It can be difficult to feel thankful about Thanksgiving if you are the person who is hosting Thanksgiving.

Last week I dreamed that I’d forgotten Thanksgiving. And it was Thursday morning. And worse, I’d forgotten that Thanksgiving and Passover fell on the same day this year. (You know, like Thanksgivukkah but impossible by any measure of the Jewish calendar, except in anxiety dreams.) To make matters worse, I had 15 people coming for…Thanksgivapass? Passogiving?…in a few hours, and no food. I also remembered that after last year’s seder, I’d stored my family’s 60-year-old porcelain seder plate in a giant bag of salt. It had cracked into multiple pieces like an asphalt road after a hard winter.

There was no time to grieve. I had to replace the seder plate with a beautiful tin platter covered in small wooden bowls–I had to–and ran around a strange city looking for these things (including looking in a prop house run by a major motion picture studio) but had no luck, and finally found a tiny African handcrafts shop run by hippies. They had what I needed in the basement, but we had to have tea first as I panicked about time ticking away.

Then I ran home and started cooking, but I had a million dishes going at once, and I poured all the sauce for the maple-glazed carrots into the charoset, which in real life doesn’t sound disgusting but it was in the dream. And I realized I’d forgotten to defrost the turkey…

I woke up in a cold sweat.

Honestly, Thanksgiving can be stressful for everyone. Whenever you’re with family petty tensions and disagreements have a way of coming to the fore. Traditional foods have to be made in traditional ways, even if they are gross, or the ghosts of the ancestors will be disturbed in their eternal slumber. Allergies, dietary habits and quirks must all be observed. If you spend the holiday with your in-laws, your own relatives may be irked. Children are often forced to interact with cousins with whom they have nothing in common,cousins who want to throw spherical or oblong spheres at them. Teenagers may enjoy lecturing their elders about the oppressive, colonialist, genocidal roots of this day.

But fear not for I have an antidote! The new children’s picture book I Say Shehechiyanu by Joanne Rocklin, illustrated by Monika Filipina. This book, which will (spoiler alert) show up on my Best Children’s Books of the Year list on Tablet next week, is a sweet little treatise on all the things we have to be thankful for.

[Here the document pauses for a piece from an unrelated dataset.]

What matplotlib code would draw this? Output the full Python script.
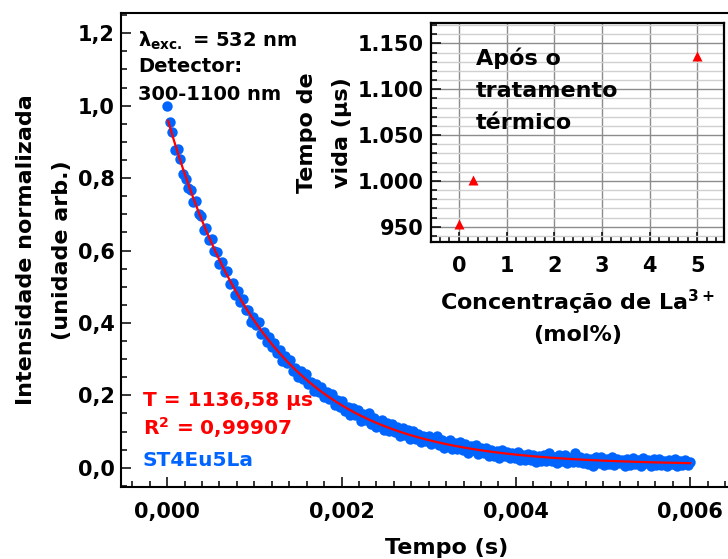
import numpy as np
import matplotlib
matplotlib.use("Agg")
import matplotlib.pyplot as plt
from matplotlib.ticker import MultipleLocator, FuncFormatter

# ── Data ──────────────────────────────────────────────────
# decay curve, sampled every 30 us from t = 0
dt = 30e-6
intensity = [
    1.000, 0.956, 0.926, 0.878, 0.881, 0.854, 0.811, 0.797, 0.772, 0.768,
    0.734, 0.737, 0.701, 0.696, 0.657, 0.663, 0.629, 0.632, 0.598, 0.597,
    0.562, 0.569, 0.541, 0.543, 0.507, 0.510, 0.477, 0.488, 0.458, 0.466,
    0.436, 0.435, 0.404, 0.417, 0.395, 0.403, 0.369, 0.375, 0.348, 0.361,
    0.334, 0.345, 0.318, 0.326, 0.294, 0.308, 0.289, 0.297, 0.268, 0.277,
    0.252, 0.268, 0.245, 0.259, 0.231, 0.237, 0.211, 0.231, 0.209, 0.222,
    0.195, 0.208, 0.191, 0.204, 0.173, 0.186, 0.168, 0.184, 0.157, 0.167,
    0.147, 0.165, 0.145, 0.160, 0.130, 0.148, 0.131, 0.150, 0.122, 0.137,
    0.112, 0.127, 0.132, 0.105, 0.124, 0.102, 0.122, 0.098, 0.112, 0.088,
    0.111, 0.091, 0.105, 0.080, 0.102, 0.080, 0.094, 0.070, 0.088, 0.074,
    0.088, 0.065, 0.079, 0.087, 0.062, 0.078, 0.054, 0.069, 0.077, 0.052,
    0.069, 0.053, 0.070, 0.049, 0.065, 0.042, 0.059, 0.048, 0.063, 0.039,
    0.056, 0.041, 0.056, 0.033, 0.050, 0.033, 0.046, 0.028, 0.049, 0.032,
    0.045, 0.026, 0.041, 0.027, 0.044, 0.021, 0.036, 0.022, 0.039, 0.022,
    0.036, 0.015, 0.033, 0.018, 0.035, 0.019, 0.040, 0.020, 0.031, 0.013,
    0.034, 0.020, 0.035, 0.013, 0.028, 0.016, 0.040, 0.017, 0.031, 0.012,
    0.028, 0.010, 0.025, 0.005, 0.029, 0.014, 0.030, 0.008, 0.023, 0.011,
    0.031, 0.008, 0.024, 0.012, 0.022, 0.005, 0.025, 0.009, 0.027, 0.011,
    0.022, 0.006, 0.028, 0.012, 0.022, 0.004, 0.023, 0.009, 0.025, 0.007,
    0.020, 0.004, 0.022, 0.010, 0.024, 0.006, 0.018, 0.007, 0.021, 0.009,
    0.015,
]
time_s = dt * np.arange(len(intensity))

# mono-exponential fit
tau_us = 1136.58
fit_amp = 0.959
fit_offset = 0.008
r_squared = "0,99907"
sample_name = "ST4Eu5La"

# lifetime vs La3+ content (after heat treatment)
la_conc = [0.0, 0.3, 5.0]
lifetime_us = [953, 1001, tau_us]

BLUE = '#0064ff'
RED = '#ff0000'
W, H = 728, 559

plt.rcParams['font.family'] = ['DejaVu Sans']
plt.rcParams['font.weight'] = 'bold'
plt.rcParams['axes.labelweight'] = 'bold'
plt.rcParams['mathtext.fontset'] = 'dejavusans'


def px(x, y):
    return x / W, 1 - y / H


fig = plt.figure(figsize=(W / 100, H / 100), dpi=100)

# ── Main decay plot ───────────────────────────────────────
ax = fig.add_axes([121 / W, 72 / H, 652 / W, 474 / H])
ax.plot(time_s, intensity, 'o', color=BLUE, ms=7.5, mec='none', zorder=2)
t_fit = np.linspace(10e-6, 0.006, 400)
ax.plot(t_fit, fit_offset + fit_amp * np.exp(-t_fit / (tau_us * 1e-6)),
        color=RED, lw=1.6, zorder=3)

ax.set_xlim(-0.00053, 0.00695)
ax.set_ylim(-0.053, 1.256)
ax.xaxis.set_major_locator(MultipleLocator(0.002))
ax.xaxis.set_minor_locator(MultipleLocator(0.0002))
ax.yaxis.set_major_locator(MultipleLocator(0.2))
ax.yaxis.set_minor_locator(MultipleLocator(0.05))
ax.xaxis.set_major_formatter(FuncFormatter(lambda v, p: f"{v:.3f}".replace('.', ',')))
ax.yaxis.set_major_formatter(FuncFormatter(lambda v, p: f"{v:.1f}".replace('.', ',')))
ax.tick_params(which='both', direction='in', width=1.1, labelsize=15)
ax.tick_params(which='major', length=7)
ax.tick_params(which='minor', length=4.5)
ax.tick_params(axis='x', pad=11)
ax.tick_params(axis='y', pad=4.5)
for side in ['left', 'bottom', 'top']:
    ax.spines[side].set_linewidth(1.5)
ax.spines['right'].set_visible(False)

ax.set_xlabel("Tempo (s)", fontsize=16, labelpad=11)
ax.set_ylabel("Intensidade normalizada\n(unidade arb.)", fontsize=16,
              labelpad=4, linespacing=2.05)

fig.text(*px(138, 46.5), r"λ$_{\mathrm{exc.}}$ = 532 nm", fontsize=14, va='baseline')
fig.text(*px(138, 72.5), "Detector:", fontsize=14, va='baseline')
fig.text(*px(138, 100), "300-1100 nm", fontsize=14, va='baseline')

fig.text(*px(143, 406.5), f"T = {tau_us:.2f} µs".replace('.', ','),
         fontsize=14.5, color=RED, va='baseline')
fig.text(*px(143, 435), f"R$^{{\\mathrm{{2}}}}$ = {r_squared}",
         fontsize=14.5, color=RED, va='baseline')
fig.text(*px(143, 465.5), sample_name, fontsize=14.5, color=BLUE, va='baseline')

# ── Inset: lifetime vs concentration ──────────────────────
ax_in = fig.add_axes([430.7 / W, 1 - 242.3 / H, 293.3 / W, 219 / H])
ax_in.set_facecolor('white')
ax_in.plot(la_conc, lifetime_us, '^', color=RED, ms=7, mec='none', zorder=3)
ax_in.set_xlim(-0.59, 5.56)
ax_in.set_ylim(933, 1172)
ax_in.xaxis.set_major_locator(MultipleLocator(1))
ax_in.xaxis.set_minor_locator(MultipleLocator(0.2))
ax_in.yaxis.set_major_locator(MultipleLocator(50))
ax_in.yaxis.set_minor_locator(MultipleLocator(10))
ax_in.yaxis.set_major_formatter(
    FuncFormatter(lambda v, p: f"{v:,.0f}".replace(',', '.')))
ax_in.grid(which='major', color='#8c8c8c', lw=1.0)
ax_in.grid(which='minor', axis='y', color='#d0d0d0', lw=1.0)
ax_in.set_axisbelow(True)
ax_in.tick_params(which='both', direction='in', width=1.1, labelsize=15)
ax_in.tick_params(which='major', length=7)
ax_in.tick_params(which='minor', length=4)
ax_in.tick_params(axis='x', pad=10)
ax_in.tick_params(axis='y', pad=5)
for sp in ax_in.spines.values():
    sp.set_linewidth(1.6)

ax_in.set_xlabel("Concentração de La$^{\\mathrm{3+}}$\n(mol%)", fontsize=16,
                 labelpad=8, linespacing=1.5)
ax_in.set_ylabel("Tempo de\nvida (µs)", fontsize=16, labelpad=4, linespacing=1.95)

for txt, yb in [("Após o", 65), ("tratamento", 96.7), ("térmico", 129.3)]:
    fig.text(*px(475.7, yb), txt, fontsize=16, va='baseline')

fig.savefig("out.png", dpi=100)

The Shehecheyanu is, of course, the blessing for first times and other special occasions. In the book, an adorable little narrator with sticking-straight-up pigtails celebrates significant moments throughout the year with her family and multicultural community: Eating round challah, getting new shoes, teaching a friend to spin the dreidel, realizing the sound of thunder doesn’t scare her anymore, spotting her baby brother’s first tooth.

There are so many things to be grateful for if we make a conscious choice to take a deep breath and note what’s good, rather than what sucks, about community and family.

There are so many things to be grateful for if we make a conscious choice to take a deep breath and note what’s good, rather than what sucks, about community and family. Reading I Say Shehechiyanu together with your relatives can encourage us all to be more tolerant of family mishegas and clumpy gravy. It can prompt us to talk through parallels and differences between the Thanksgiving story and the Syrian refugee crisis. It can make us appreciate our lives as Jews observing a secular holiday in a relatively new-to-us land. And it can let us breathe a sigh of relief that bad dreams are–mostly–only dreams.